デカワンコ第六話

日本テレビ系。土曜ドラマデカワンコ」。第六話。
警視庁刑事部捜査一課の第八強行犯捜査の殺人捜査第十三係の新人のワンコ刑事、否、デカワンコこと花森一子(多部未華子)は、俗にゴシック風と形容されるあの豪奢な服飾を愛好する女子の間では密かな著名人、否、殆どカリスマでさえあったようだ。そして意外にも青木琴美渡辺直美)もあの服飾の愛好家だったらしい。
そうした格好をした男女の集まる豪奢なレストランに、今回の殺人事件の関係者が出入している可能性があると見た第十三係は、その店が「イケメンに限る」という条件で店員を募集していたことから、キリこと桐島竜太(手越祐也)に潜入捜査を命じた。彼は店員として採用され、優雅なスーツ姿で働き始めたが、その後、ワンコが同店で開かれる華やかな茶会に乗じて潜入したときには、キリは何時しか所謂ゴスロリの女装をしていた。どのようなわけで彼が女装するに至ったのか。大勢の客の前でダンスを披露するように命じられたあと、いよいよ踊り始めようとした瞬間のあと、一体何があったのか。彼自身によれば女装に至るまでには色々流れがあって、説明すれば長くなるらしいが、結局、説明はなかった。この説明のなさ加減も面白かったが、結果として、コマ刑事こと小松原勇気(吹越満)をはじめ第十三係一同はキリには女装癖があるに違いないと認定してしまっていた。
今回も隈なく面白かったが、中で一つ注目に値するのは、警視庁=本庁と警察署=所轄との間の奇妙な関係が描かれたところ。近年の刑事ドラマでは通常、暴走する所轄署と堅苦しい本庁との対比や対立が挿入され、或いは主題化されるが、このドラマでは逆転しているのだ。

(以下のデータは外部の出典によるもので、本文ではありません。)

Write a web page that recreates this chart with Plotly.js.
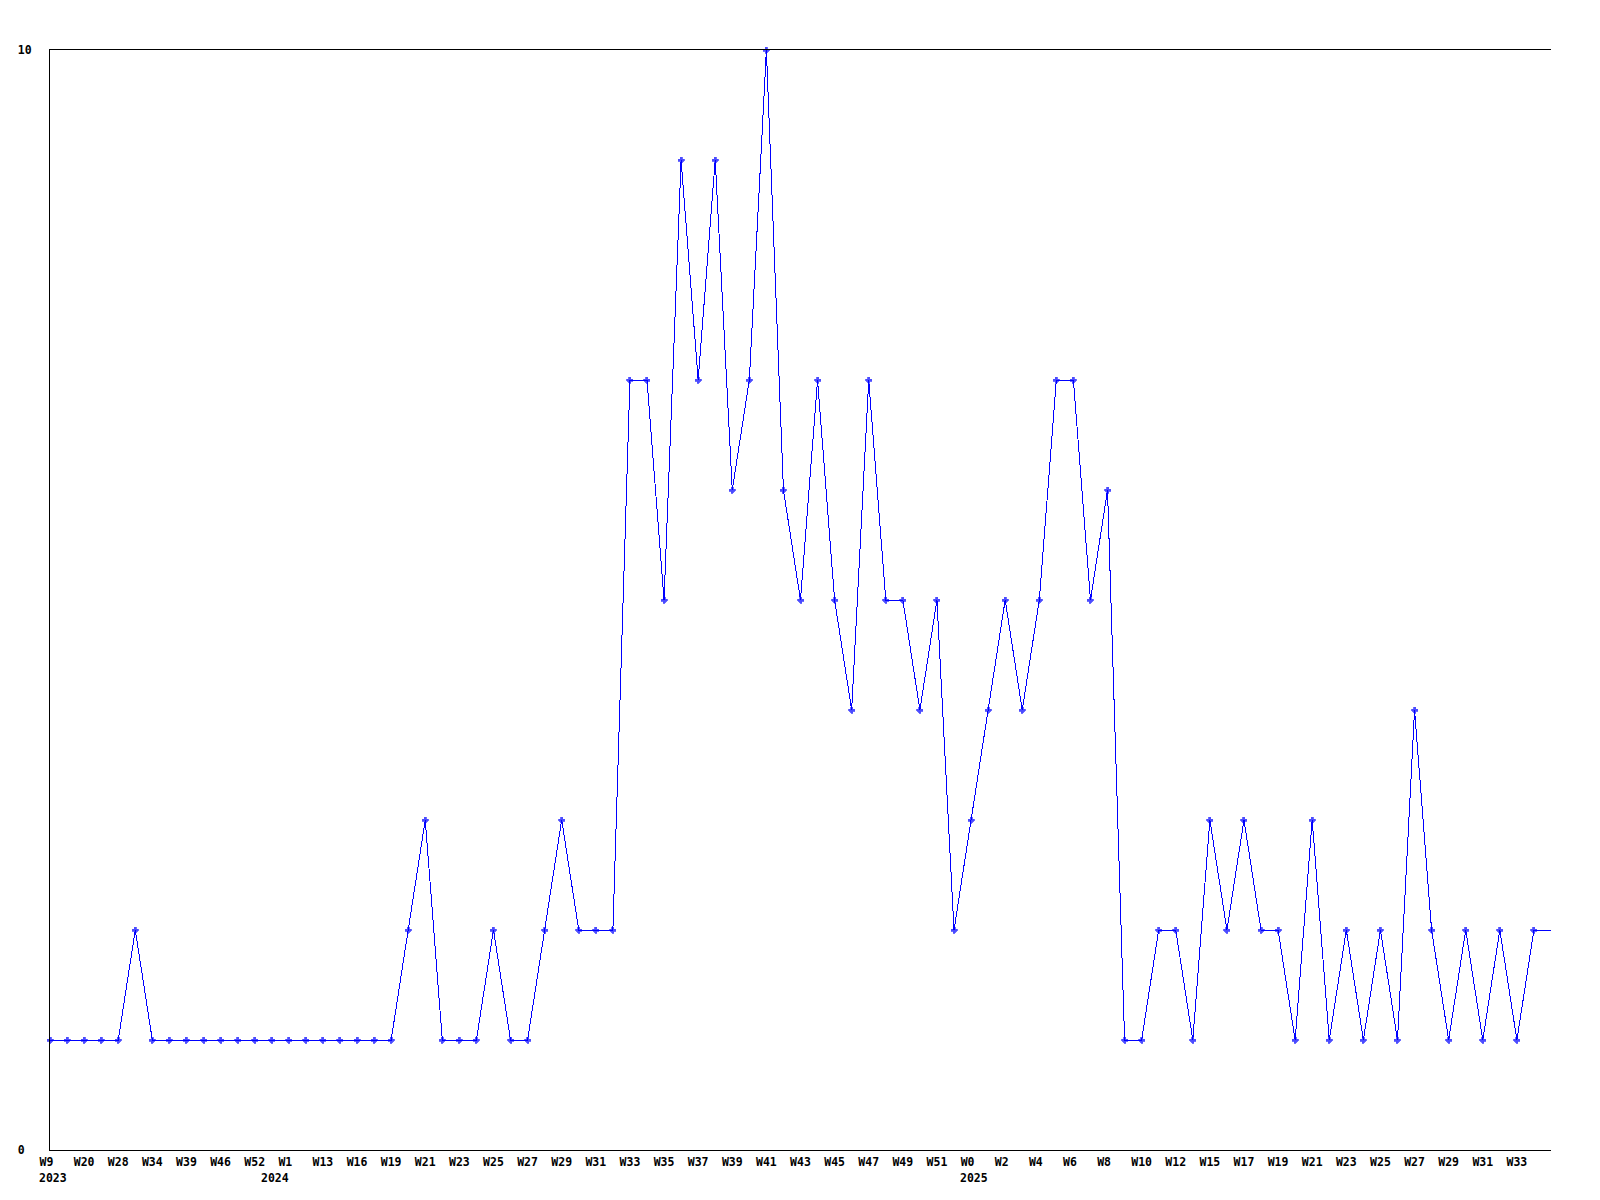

特別捜査本部の会議の席上、本庁の第十三係の刑事たちが「番場の忠太郎」だとか「瞼の母」だとか「ワンコが着ているあれ」だとか妙な話題で勝手に盛り上がっている間、所轄署の刑事たちは何の話かも解らず困り果てたような顔で見詰めていた。もっとも、視点を変えてみれば、これは一応、本庁が所轄を置いてきぼりにするという馴染みの構図でもあるのだが、なにしろ本庁の刑事たちの話題は「瞼の母」や「ゴスロリ」のことだったのだ。ついに我慢し切れなくなった警察署長(大河内浩)が「本庁さん、さっきから話についてゆけないんだが、ワンコとは?」「“お茶会ナウ”とは?」と真面目に訊ね始めたのも傑作だった。